→ Task requirements
In the entries that follow, how many lines contain "this"? Answer with the number only.
[start of Given entries]
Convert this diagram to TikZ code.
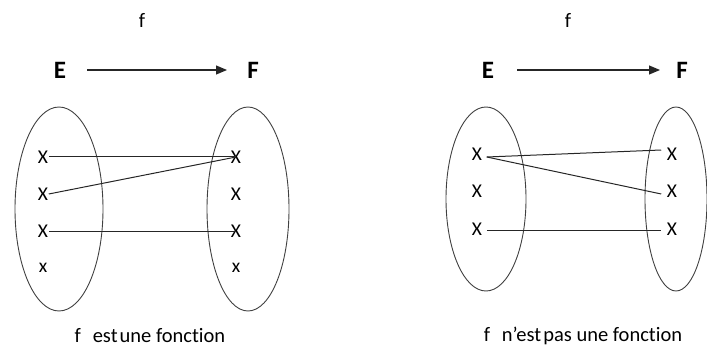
\documentclass[tikz,border=0pt]{standalone}
\usepackage{fontspec}
\setmainfont[Ligatures=NoCommon]{Carlito}
\usetikzlibrary{arrows.meta}
\begin{document}
\begin{tikzpicture}[x=1pt,y=-1pt,
  lbl/.style={font=\fontsize{20.5}{22}\selectfont, inner sep=0pt},
  setname/.style={font=\fontsize{25}{28}\selectfont\bfseries, inner sep=0pt},
  elem/.style={font=\fontsize{19.5}{21}\selectfont, inner sep=0.5pt},
  setshape/.style={draw=black!75, line width=0.9pt},
  link/.style={draw=black!85, line width=1pt},
  maparrow/.style={draw=black!85, line width=1.1pt, -{Triangle[length=11pt,width=9pt]}}]
\useasboundingbox (0,0) rectangle (707,350);
% ---------- left diagram ----------
\node[lbl] (fA) at (142,20) {f};
\node[setname] (EA) at (60,70) {E};
\node[setname] (FA) at (253,70) {F};
\coordinate (aA1) at (87,70);
\coordinate (aA2) at (227,70);
\draw[maparrow] (aA1) -- (aA2);
\draw[setshape] (59,209) ellipse [x radius=44, y radius=102];
\draw[setshape] (248,209) ellipse [x radius=41, y radius=102];
\node[elem] (l1) at (43,157) {X};
\node[elem] (l2) at (43,194) {X};
\node[elem] (l3) at (43,231) {X};
\node[elem] (l4) at (43,268) {x};
\node[elem] (r1) at (236,157) {X};
\node[elem] (r2) at (236,194) {X};
\node[elem] (r3) at (236,231) {X};
\node[elem] (r4) at (236,268) {x};
\draw[link] (l1.east) -- (r1.center);
\draw[link] (l2.east) -- (r1.center);
\draw[link] (l3.east) -- (r3.center);
\node[lbl] (capA) at (150,336) {f\hspace{0.35em} est\hspace{0.1em}une fonction};
% ---------- right diagram ----------
\node[lbl] (fB) at (568,20) {f};
\node[setname] (EB) at (488,70) {E};
\node[setname] (FB) at (682,70) {F};
\coordinate (aB1) at (517,70);
\coordinate (aB2) at (660,70);
\draw[maparrow] (aB1) -- (aB2);
\draw[setshape] (486,199) ellipse [x radius=40, y radius=92];
\draw[setshape] (676,199) ellipse [x radius=31, y radius=92];
\node[elem] (p1) at (477,154) {X};
\node[elem] (p2) at (477,191) {X};
\node[elem] (p3) at (477,229) {X};
\node[elem] (q1) at (672,154) {X};
\node[elem] (q2) at (672,191) {X};
\node[elem] (q3) at (672,229) {X};
\draw[link] ([xshift=4pt,yshift=-3pt]p1.east) -- ([xshift=-5pt,yshift=4pt]q1.west);
\draw[link] ([xshift=4pt,yshift=-3pt]p1.east) -- ([xshift=-5pt,yshift=-3pt]q2.west);
\draw[link] ([xshift=4pt,yshift=-1pt]p3.east) -- ([xshift=-5pt,yshift=-1pt]q3.west);
\node[lbl] (capB) at (583,336) {f\hspace{0.35em} n’est\hspace{0.1em}pas une fonction};
\end{tikzpicture}
\end{document}
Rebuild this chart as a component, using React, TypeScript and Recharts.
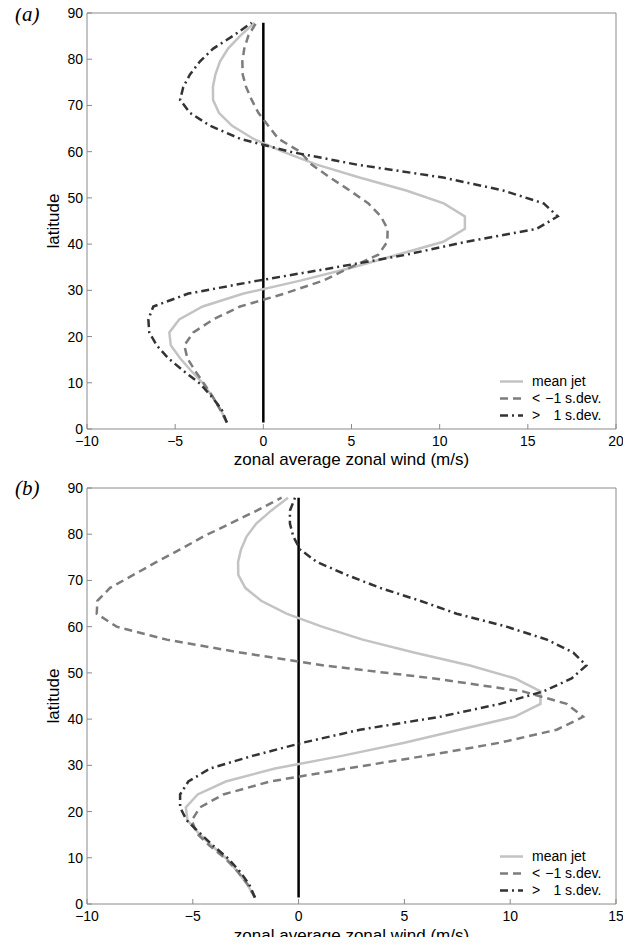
[end of Given entries]
→ Full solution
2